Vers 09h00 GMT, « il y a eu des crépitements de balles » près de la résidence (à Lubumbashi) du +prophète+ Joseph Mukungubila », a déclaré à l’AFP Timothée Mbuya, président de l’ONG des droits de l’Homme Justicia.
Il a précisé plus tard que des tirs à l’arme lourde avaient ciblé la maison et l’église du pasteur, et qu’une de ses églises avait été visée à Kolwezi, au sud de Lubumbashi.
A Kinshasa, entre 09h00 et et 10h30 (09h30 GMT), une journaliste a entendu plusieurs tirs d’arme lourde. Un chauffeur de taxi a pour sa part évoqué « plusieurs tirs d’arme lourde, six à sept tirs ». Selon lui et un autre habitant, ces tirs étaient localisés vers l’état-major général.
Les attaques menées à Kinshasa sont liées, selon le porte-parole du gouvernement, M. Mende, qui accuse les assaillants d’avoir mené une « agression » visant à terroriser la population.

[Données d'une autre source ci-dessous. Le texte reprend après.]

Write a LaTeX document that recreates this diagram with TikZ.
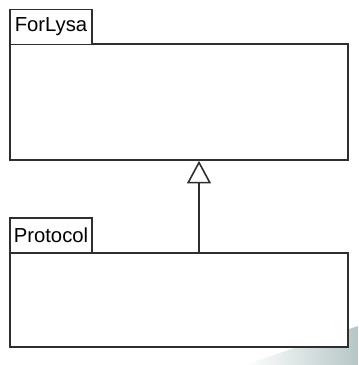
\documentclass[tikz,border=0pt]{standalone}
\usepackage{fontspec}
\setmainfont{Liberation Sans}
\usepackage{tikz}
\usetikzlibrary{arrows.meta}
\definecolor{linegray}{HTML}{2E2E2E}
\definecolor{shadegray}{HTML}{B6C6C6}
\tikzstyle{pkgbody}=[draw=linegray,fill=white,rectangle,line width=1.2pt,minimum width=253.5pt,inner sep=0pt]
\tikzstyle{pkgtab}=[draw=linegray,fill=white,rectangle,line width=1.2pt,minimum width=61.5pt,minimum height=26pt,inner sep=0pt,font=\fontsize{15.2}{18}\selectfont]
\tikzstyle{inherit}=[draw=linegray,line width=1.2pt,-{Triangle[open,length=17pt,width=18pt,line width=1.2pt]}]

\begin{document}
\begin{tikzpicture}[x=0.75pt,y=-0.75pt]
\useasboundingbox (0,0) rectangle (358,365);
\shade[left color=white,right color=shadegray] (245,365) -- (358,326) -- (358,365) -- cycle;
\node[pkgbody,minimum height=87pt] (forbody) at (179,102) {};
\node[pkgtab] (fortab) at (51,27) {ForLysa};
\node[pkgbody,minimum height=70.5pt] (protobody) at (179,300) {};
\node[pkgtab] (prototab) at (51,235.5) {Protocol};
\draw[inherit] ([xshift=15pt]protobody.north) -- ([xshift=15pt]forbody.south);
\end{tikzpicture}
\end{document}
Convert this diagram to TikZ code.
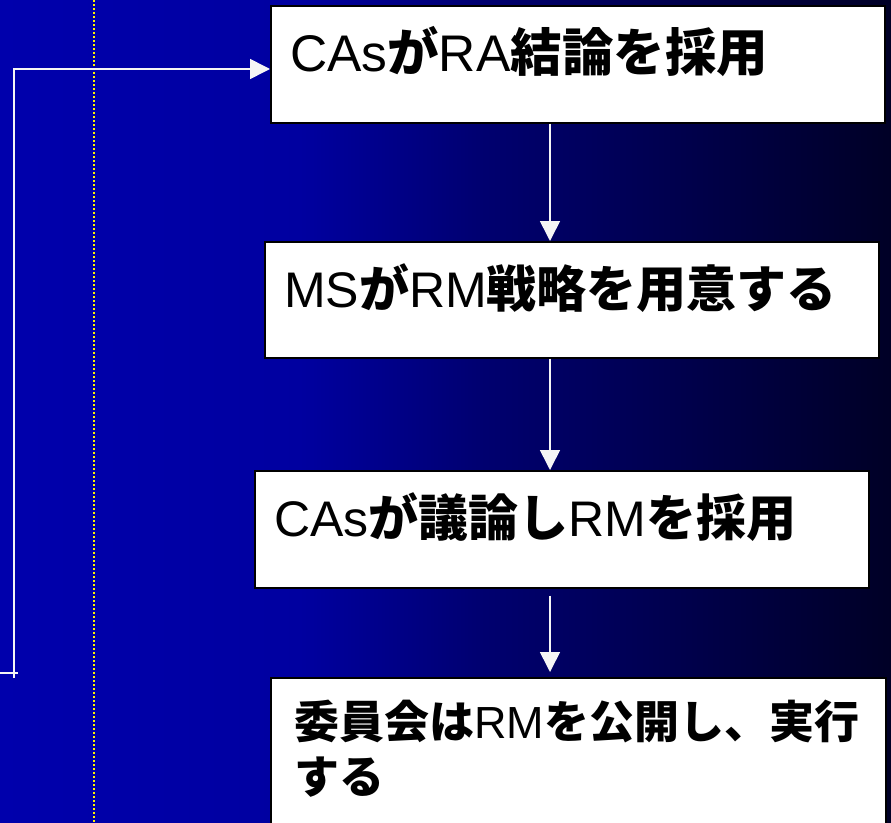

Une source gouvernementale a affirmé que les assaillants étaient tous des « adeptes du pasteur Mukungubila ».
En fin de journée, le calme était revenu à Kinshasa et Lubumbashi, où un important dispositif sécuritaire a été déployé. La situation s’était aussi normalisée à Kindu, selon la Monusco.
Selon une source gouvernementale, « une bonne moitié des assaillants (…) a été neutralisée (arrêtée ou tuée) » et « les autres ont pris la fuite en traversant le fleuve (pour rejoindre le Congo voisin) ou en se dispersant dans Kinshasa ».